Let’s see what the ACT folks have for us this morning.
http://www.act.org/qotd/ (The ACT staff does not put a date on their questions so if you click on an archived blog, you’ll get today’s question and the old explanation. Sorry. The SAT staff has dated their questions; so, the archive is helpful. The ACT folks simply don’t do that.)
The answer is D. Keep the tense of all the verbs consistent with one another. Make sure when you see a verb that is underlined that it is in sync with the verbs that are not underlined since they dictate the tense of the sentence. In this case, “shone” is past tense and not underlined; therefore, the underlined verb “will have to” has to be past tense which it isn’t. That makes it wrong. Fix the sentence by picking answer D, “could” which is past tense.
If you are new to the blog you haven’t read my rants about the ridiculous, misleading “directions” for the ACT English Test. They tell you to read the entire passage through once and then come back and do the questions. Don’t do that. It wastes time and doesn’t help. For example, look at the underlined group of words in this sentence and all the other underlined material in the rest of the passage. You can answer the related questions without knowing the context of the sentence(s). That is almost always the case. Even the exceptions only require you to read a sentence or two around the underlined word or words.
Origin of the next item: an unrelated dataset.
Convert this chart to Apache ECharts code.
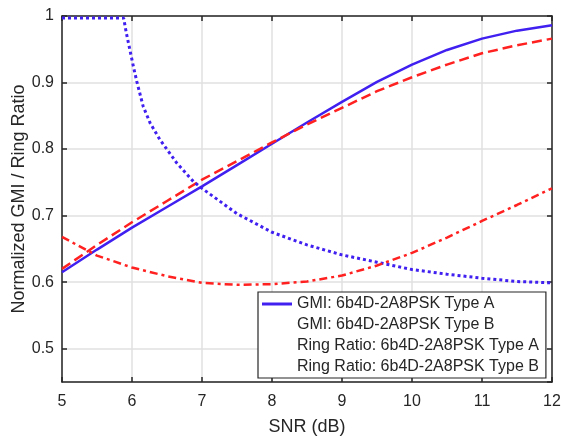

The best approach is just to start reading the passage and fix the problems as you come to them. Make sure you carefully read the question associated with the underlined portion of the sentence and not just pick an answer. The questions are sometimes surprising. For example, they may ask you which answer is “NOT” wrong. If you haven’t read the question, you could waste time trying to come up with an answer for the wrong question and get it wrong. Be careful.
Enjoy and have a productive Friday. It’s the only one you are going to get this week!!